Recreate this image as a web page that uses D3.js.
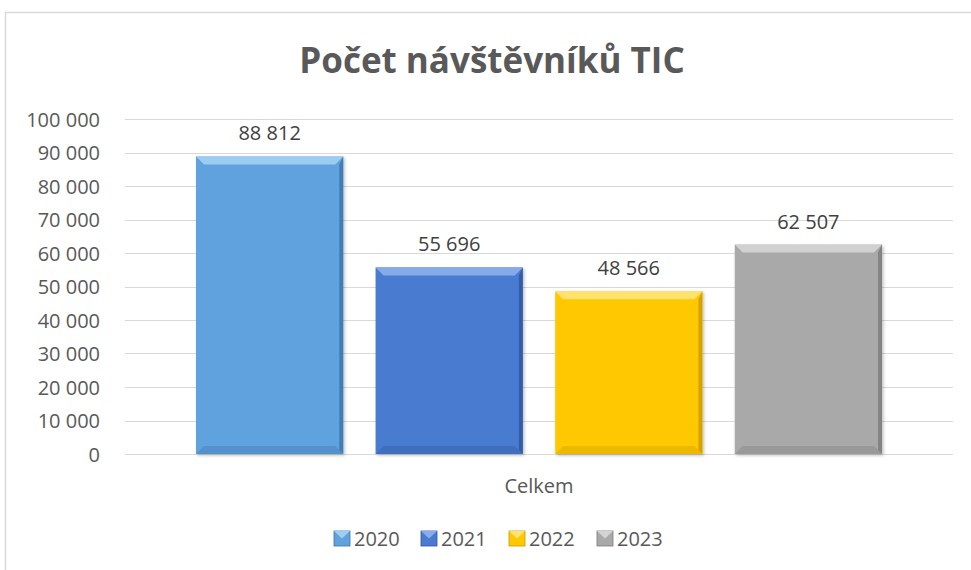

--

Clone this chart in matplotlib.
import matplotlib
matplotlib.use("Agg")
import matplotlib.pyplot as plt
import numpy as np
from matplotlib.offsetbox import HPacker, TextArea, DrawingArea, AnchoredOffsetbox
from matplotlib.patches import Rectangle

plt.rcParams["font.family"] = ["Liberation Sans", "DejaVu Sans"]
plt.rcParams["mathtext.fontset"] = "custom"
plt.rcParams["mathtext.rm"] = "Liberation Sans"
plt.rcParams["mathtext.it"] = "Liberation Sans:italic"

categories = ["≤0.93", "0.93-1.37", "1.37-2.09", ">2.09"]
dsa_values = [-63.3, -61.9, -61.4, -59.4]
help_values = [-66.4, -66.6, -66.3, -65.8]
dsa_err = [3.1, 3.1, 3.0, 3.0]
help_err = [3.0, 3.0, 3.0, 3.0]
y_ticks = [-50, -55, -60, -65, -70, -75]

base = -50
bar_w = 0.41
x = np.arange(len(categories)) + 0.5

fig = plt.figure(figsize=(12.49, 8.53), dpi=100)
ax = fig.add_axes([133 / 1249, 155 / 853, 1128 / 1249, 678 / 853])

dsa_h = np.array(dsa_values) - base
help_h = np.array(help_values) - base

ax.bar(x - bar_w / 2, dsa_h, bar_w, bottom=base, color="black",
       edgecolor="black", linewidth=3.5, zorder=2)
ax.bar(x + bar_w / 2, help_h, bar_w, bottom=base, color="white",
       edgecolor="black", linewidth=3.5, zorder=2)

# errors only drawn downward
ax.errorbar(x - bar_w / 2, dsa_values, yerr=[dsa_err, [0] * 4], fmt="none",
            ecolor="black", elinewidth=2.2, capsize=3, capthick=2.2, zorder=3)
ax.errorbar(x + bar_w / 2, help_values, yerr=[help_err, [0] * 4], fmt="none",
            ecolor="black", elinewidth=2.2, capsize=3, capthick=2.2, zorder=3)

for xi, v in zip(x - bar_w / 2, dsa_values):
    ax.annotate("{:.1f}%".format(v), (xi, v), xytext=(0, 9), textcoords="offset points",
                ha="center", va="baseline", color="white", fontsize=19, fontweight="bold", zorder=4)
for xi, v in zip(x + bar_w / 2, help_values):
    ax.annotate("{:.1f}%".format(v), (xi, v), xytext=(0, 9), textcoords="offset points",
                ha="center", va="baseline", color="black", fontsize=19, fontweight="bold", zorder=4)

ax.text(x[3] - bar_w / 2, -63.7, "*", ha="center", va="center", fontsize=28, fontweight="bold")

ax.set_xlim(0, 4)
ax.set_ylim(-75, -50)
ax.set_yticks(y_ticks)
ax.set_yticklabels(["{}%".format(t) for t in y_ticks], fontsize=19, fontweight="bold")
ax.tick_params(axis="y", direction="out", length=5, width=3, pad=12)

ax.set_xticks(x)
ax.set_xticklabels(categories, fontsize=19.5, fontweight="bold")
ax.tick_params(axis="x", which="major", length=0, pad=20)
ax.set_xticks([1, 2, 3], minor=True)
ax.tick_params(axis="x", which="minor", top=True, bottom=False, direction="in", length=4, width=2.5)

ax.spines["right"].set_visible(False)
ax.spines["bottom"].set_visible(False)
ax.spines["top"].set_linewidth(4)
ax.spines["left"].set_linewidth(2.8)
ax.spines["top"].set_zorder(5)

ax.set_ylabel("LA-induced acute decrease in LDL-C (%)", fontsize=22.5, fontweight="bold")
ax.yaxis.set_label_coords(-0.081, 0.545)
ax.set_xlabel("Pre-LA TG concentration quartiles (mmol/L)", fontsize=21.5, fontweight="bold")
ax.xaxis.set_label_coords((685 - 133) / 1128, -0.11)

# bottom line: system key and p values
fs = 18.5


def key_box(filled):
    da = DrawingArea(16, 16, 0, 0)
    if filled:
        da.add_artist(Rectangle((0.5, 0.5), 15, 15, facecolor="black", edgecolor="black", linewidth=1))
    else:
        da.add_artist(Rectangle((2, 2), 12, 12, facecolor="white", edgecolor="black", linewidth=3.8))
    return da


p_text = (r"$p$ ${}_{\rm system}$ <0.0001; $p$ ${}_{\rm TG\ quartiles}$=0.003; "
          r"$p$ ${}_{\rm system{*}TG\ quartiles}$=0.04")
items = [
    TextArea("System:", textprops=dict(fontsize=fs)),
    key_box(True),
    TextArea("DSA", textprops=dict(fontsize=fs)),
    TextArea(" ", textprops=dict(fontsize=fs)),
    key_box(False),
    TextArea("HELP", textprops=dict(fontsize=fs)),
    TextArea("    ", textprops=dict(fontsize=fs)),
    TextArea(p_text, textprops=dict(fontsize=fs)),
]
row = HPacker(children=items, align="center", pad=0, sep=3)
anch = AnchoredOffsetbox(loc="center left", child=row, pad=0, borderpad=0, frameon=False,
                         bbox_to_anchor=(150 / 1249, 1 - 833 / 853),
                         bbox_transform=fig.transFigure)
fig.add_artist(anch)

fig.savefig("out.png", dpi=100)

TASK DESCRIPTION: Report the number of lines that contain "this", with no other words.

EXERCISE RESPONSE: 2